● MATERIAL
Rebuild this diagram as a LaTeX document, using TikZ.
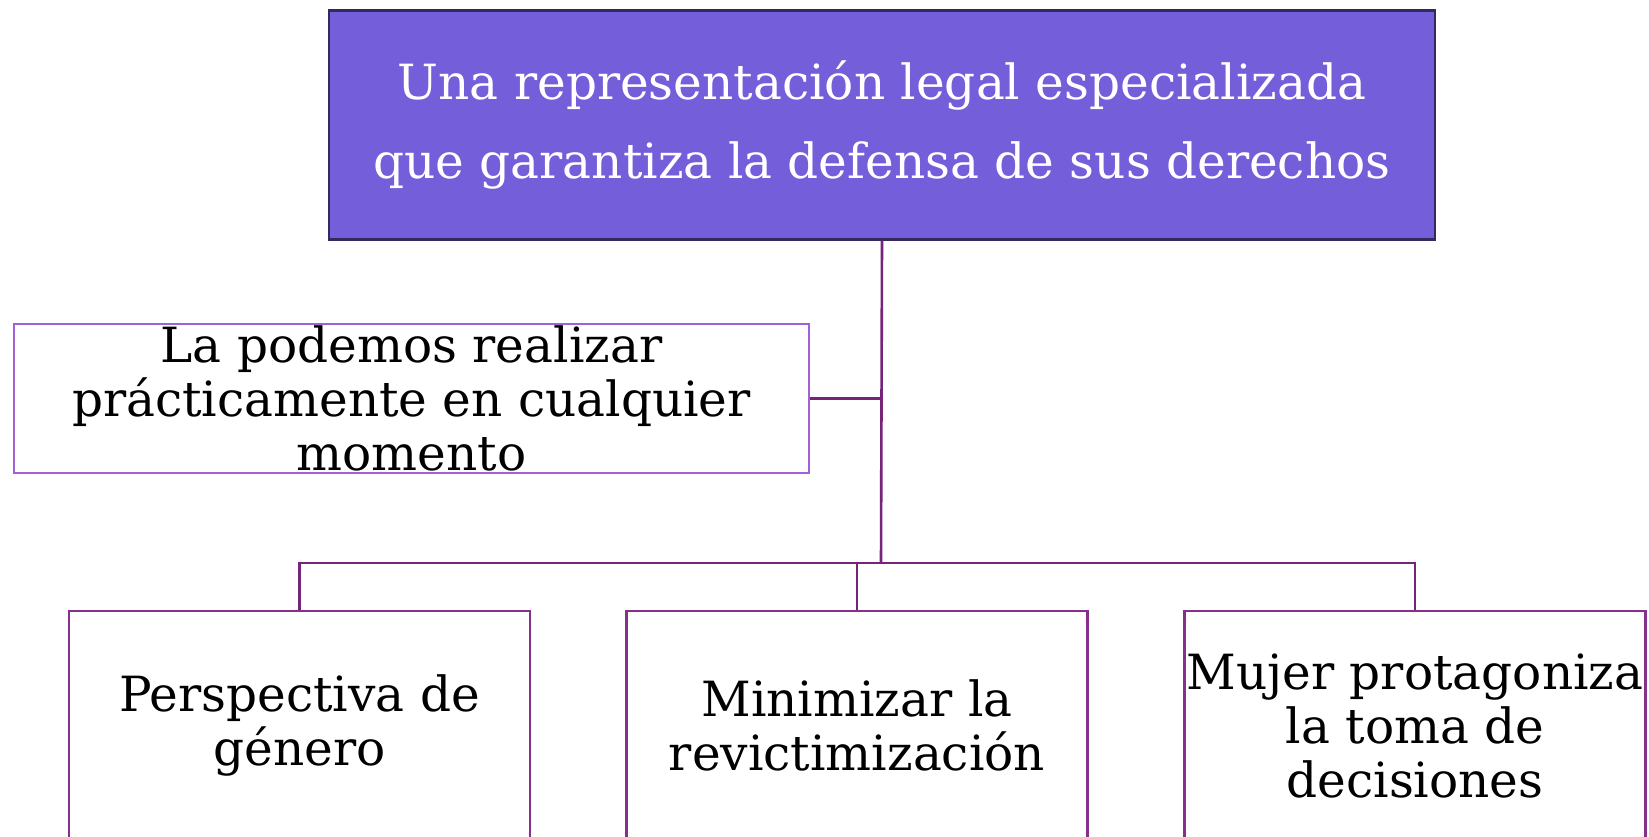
\documentclass[tikz,border=0pt]{standalone}
\usepackage{fontspec}
\setmainfont{DejaVu Serif}
\definecolor{topfill}{HTML}{745ED9}
\definecolor{topline}{HTML}{33295F}
\definecolor{leftline}{HTML}{A25FD6}
\definecolor{boxline}{HTML}{85308A}
\definecolor{conn}{HTML}{76237A}
\begin{document}
\begin{tikzpicture}[x=1pt,y=-1pt,
  txt/.style={font=\fontsize{48.5}{54}\selectfont, align=center, inner sep=0pt},
  topbox/.style={txt, draw=topline, fill=topfill, text=white, line width=2.2pt,
    minimum width=1106pt, minimum height=229pt, font=\fontsize{48.5}{79}\selectfont},
  sidebox/.style={txt, draw=leftline, line width=2.2pt, minimum width=795pt, minimum height=149pt},
  lowbox/.style={txt, draw=boxline, line width=2.2pt, minimum width=461pt, minimum height=229pt},
  link/.style={draw=conn, line width=2.6pt}]
\useasboundingbox (0,0) rectangle (1649,837);
\clip (0,0) rectangle (1649,837);
\fill[white] (0,0) rectangle (1649,837);
\node[topbox] (top) at (882,125) {Una representación legal especializada\\que garantiza la defensa de sus derechos};
\node[sidebox] (left) at (411.5,398.5) {La podemos realizar\\prácticamente en cualquier\\momento};
\node[lowbox] (b1) at (299.5,725.5) {Perspectiva de\\género};
\node[lowbox] (b2) at (857,725.5) {Minimizar la\\revictimización};
\node[lowbox] (b3) at (1415,725.5) {Mujer protagoniza\\la toma de\\decisiones};
\coordinate (junc) at (881,563);
\draw[link] (top.south) -- (junc);
\draw[link] (left.east) -- (left.east -| top.south);
\draw[link] (b1.north) |- (junc);
\draw[link] (junc) -| (b3.north);
\draw[link] (b2.north) -- (b2.north |- junc);
\end{tikzpicture}
\end{document}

● EXERCISE REQUIREMENTS
In your copy, leave out the pictures and reproduce the material above exactly.

● EXPECTED ANSWER
Rebuild this diagram as a LaTeX document, using TikZ.
\documentclass[tikz,border=0pt]{standalone}
\usepackage{fontspec}
\setmainfont{DejaVu Serif}
\definecolor{topfill}{HTML}{745ED9}
\definecolor{topline}{HTML}{33295F}
\definecolor{leftline}{HTML}{A25FD6}
\definecolor{boxline}{HTML}{85308A}
\definecolor{conn}{HTML}{76237A}
\begin{document}
\begin{tikzpicture}[x=1pt,y=-1pt,
  txt/.style={font=\fontsize{48.5}{54}\selectfont, align=center, inner sep=0pt},
  topbox/.style={txt, draw=topline, fill=topfill, text=white, line width=2.2pt,
    minimum width=1106pt, minimum height=229pt, font=\fontsize{48.5}{79}\selectfont},
  sidebox/.style={txt, draw=leftline, line width=2.2pt, minimum width=795pt, minimum height=149pt},
  lowbox/.style={txt, draw=boxline, line width=2.2pt, minimum width=461pt, minimum height=229pt},
  link/.style={draw=conn, line width=2.6pt}]
\useasboundingbox (0,0) rectangle (1649,837);
\clip (0,0) rectangle (1649,837);
\fill[white] (0,0) rectangle (1649,837);
\node[topbox] (top) at (882,125) {Una representación legal especializada\\que garantiza la defensa de sus derechos};
\node[sidebox] (left) at (411.5,398.5) {La podemos realizar\\prácticamente en cualquier\\momento};
\node[lowbox] (b1) at (299.5,725.5) {Perspectiva de\\género};
\node[lowbox] (b2) at (857,725.5) {Minimizar la\\revictimización};
\node[lowbox] (b3) at (1415,725.5) {Mujer protagoniza\\la toma de\\decisiones};
\coordinate (junc) at (881,563);
\draw[link] (top.south) -- (junc);
\draw[link] (left.east) -- (left.east -| top.south);
\draw[link] (b1.north) |- (junc);
\draw[link] (junc) -| (b3.north);
\draw[link] (b2.north) -- (b2.north |- junc);
\end{tikzpicture}
\end{document}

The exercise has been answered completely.